WASHINGTON, Dec. 16, 2010 /PRNewswire-USNewswire/ -- A diverse group of 24 organizations today asked the Environmental Protection Agency to allow an additional 60 days for public comment on proposed regulations designed to prevent misfueling with gasoline containing 15 percent ethanol (E15).
NPRA, the National Petrochemical & Refiners Association, is among the signers of a letter to EPA Administrator Lisa Jackson requesting the extension beyond the current deadline of Jan. 3.
The letter says the extension is needed "to allow stakeholders the opportunity to offer complete and thoughtful comments" on the proposed misfueling regulations.
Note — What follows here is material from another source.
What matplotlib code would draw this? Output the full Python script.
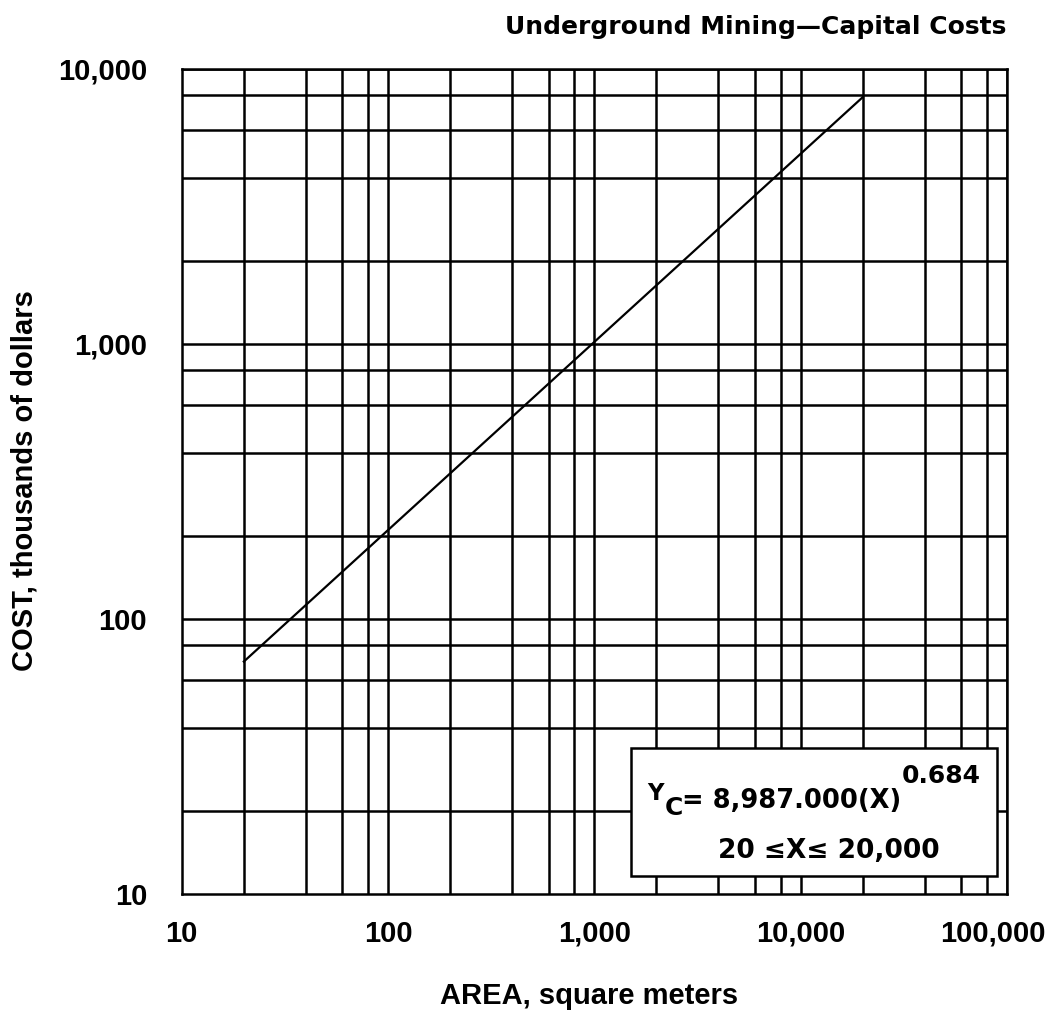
import matplotlib
matplotlib.use("Agg")
import matplotlib.pyplot as plt
from matplotlib.patches import Rectangle
from matplotlib.ticker import NullLocator
from matplotlib.transforms import ScaledTranslation

# Cost curve: Yc = 8,987.000 (X)^0.684 dollars  ->  thousands of dollars
coef_thousands = 8.987
exponent = 0.684
area_range = [20, 20000]          # square meters, 20 <= X <= 20,000

# Axis ticks and labels
x_ticks = [10, 100, 1000, 10000, 100000]
x_tick_labels = ["10", "100", "1,000", "10,000", "100,000"]
y_ticks = [10, 100, 1000, 10000]
y_tick_labels = ["10", "100", "1,000", "10,000"]

# Grid lines drawn at these multiples of every decade
grid_multiples = [2, 4, 6, 8, 10]
x_decades = [10, 100, 1000, 10000]
y_decades = [10, 100, 1000]

title = "Underground Mining\u2014Capital Costs"
x_label = "AREA, square meters"
y_label = "COST, thousands of dollars"
eq_symbol = "Y"
eq_subscript = "C"
eq_body = "= 8,987.000(X)"
eq_power = "0.684"
eq_range = "20 \u2264X\u2264 20,000"

plt.rcParams["font.family"] = ["Liberation Sans", "DejaVu Sans"]
plt.rcParams["font.weight"] = "bold"

fig = plt.figure(figsize=(10.56, 10.14), dpi=100)
ax = fig.add_axes([0.1721, 0.1188, 0.7813, 0.8136])
ax.set_xscale("log")
ax.set_yscale("log")
ax.set_xlim(10, 100000)
ax.set_ylim(10, 10000)

lw = 1.8
for d in x_decades:
    for m in grid_multiples:
        ax.axvline(d * m, color="black", lw=lw, zorder=1)
for d in y_decades:
    for m in grid_multiples:
        ax.axhline(d * m, color="black", lw=lw, zorder=1)

for s in ax.spines.values():
    s.set_linewidth(lw)
    s.set_zorder(5)

# Cost line
xs = area_range
ys = [coef_thousands * x ** exponent for x in xs]
ax.plot(xs, ys, color="black", lw=1.6, zorder=3)

ax.xaxis.set_minor_locator(NullLocator())
ax.yaxis.set_minor_locator(NullLocator())
ax.set_xticks(x_ticks, x_tick_labels)
ax.set_yticks(y_ticks, y_tick_labels)
ax.tick_params(axis="x", length=0, pad=19, labelsize=21)
ax.tick_params(axis="y", length=0, pad=25, labelsize=21)
# keep the right-most label inside the figure
last = ax.get_xticklabels()[-1]
last.set_transform(last.get_transform()
                   + ScaledTranslation(-10 / 72, 0, fig.dpi_scale_trans))

# Equation box
box = Rectangle((0.544, 0.021), 0.444, 0.156, transform=ax.transAxes,
                facecolor="white", edgecolor="black", lw=lw, zorder=4)
ax.add_patch(box)
eq_kw = dict(transform=ax.transAxes, ha="left", va="baseline", zorder=6,
             family="DejaVu Sans", weight="bold")
ax.text(0.5636, 0.1138, eq_symbol, fontsize=16.5, **eq_kw)
ax.text(0.586, 0.0954, eq_subscript, fontsize=18, **eq_kw)
ax.text(0.6068, 0.1036, eq_body, fontsize=18.5, **eq_kw)
ax.text(0.8724, 0.1337, eq_power, fontsize=18, **eq_kw)
ax.text(0.7845, 0.0425, eq_range, transform=ax.transAxes, fontsize=19,
        ha="center", va="baseline", zorder=6,
        family="DejaVu Sans", weight="bold")

ax.text(1.0, 1.05, title, transform=ax.transAxes, fontsize=18,
        ha="right", va="center", family="DejaVu Sans", weight="bold")
ax.text(0.494, -0.124, x_label, transform=ax.transAxes, fontsize=21,
        ha="center", va="center")
ax.text(-0.190, 0.5, y_label, transform=ax.transAxes, fontsize=21,
        ha="center", va="center", rotation=90)

fig.savefig("out.png", dpi=100, facecolor="white")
Three of the eight weeks EPA designated to receive comments fall around holidays, when many people are out of their offices, the letter points out.
Organizations signing the letter are: Alliance of Automobile Manufacturers; American Boat Builders & Repairers Association; American Petroleum Institute; American Sportfishing Association; Association of Marina Industries; Boat Owners of the United States (BoatU.S.); Center for Coastal Conservation; Coastal Conservation Association; Engine Manufacturers Association; Environmental Working Group; International Liquid Terminals Association; International Snowmobile Manufacturers Association; Marine Retailers Association of America; Motorcycle Industry Council; National Association of State Boating Law Administrators; National Association of Truck Stop Operators (NATSO); National Marine Manufacturers Association; National Meat Association; National Petrochemical & Refiners Association; Outdoor Power Equipment Institute; Personal Watercraft Industry Association; Small Business and Entrepreneurship Council; Specialty Equipment Market Association; and Specialty Vehicle Institute of America.
"The members of NPRA want to be absolutely certain that the gasoline we manufacture for the American people is safe, effective and reliable," said NPRA President Charles T. Drevna. "This is why we've repeatedly asked EPA to proceed carefully on all its decisions regarding increasing the amount of ethanol allowed in our nation's fuel supply."
"Misfueling is a serious problem that could cause costly damage to the engines in vehicles and equipment powered by gasoline," Drevna said. "Groups concerned about this require more time to evaluate the problem so they can give EPA their best ideas on how to prevent misfueling."
EPA approved the use of E15 on Oct. 13 for cars and light-duty trucks produced for the 2007 model year and later, but did not approve the use of E15 for older cars and light-duty trucks, or for any model year for motorcycles, heavy-duty trucks, buses, boats, snowmobiles and outdoor power equipment.
Misfueling occurs when someone puts the wrong gasoline into an engine. For example, the driver of an older car could fill up with E15, or someone could fill a can with E15 for use in a lawnmower. NPRA supports the use of gasoline containing 10 percent ethanol (E10), which already makes up 85 percent of the gasoline sold in America, but advocates more testing to determine if E15 is safe.
EPA's proposed regulations designed to prevent misfueling include fuel pump labeling requirements to make consumers aware when a pump dispenses E15 and to educate them on the limited number of vehicles EPA says can use E15. In addition, EPA has proposed a quarterly survey of gasoline retailers designed to help ensure that gasoline pumps are properly labeled.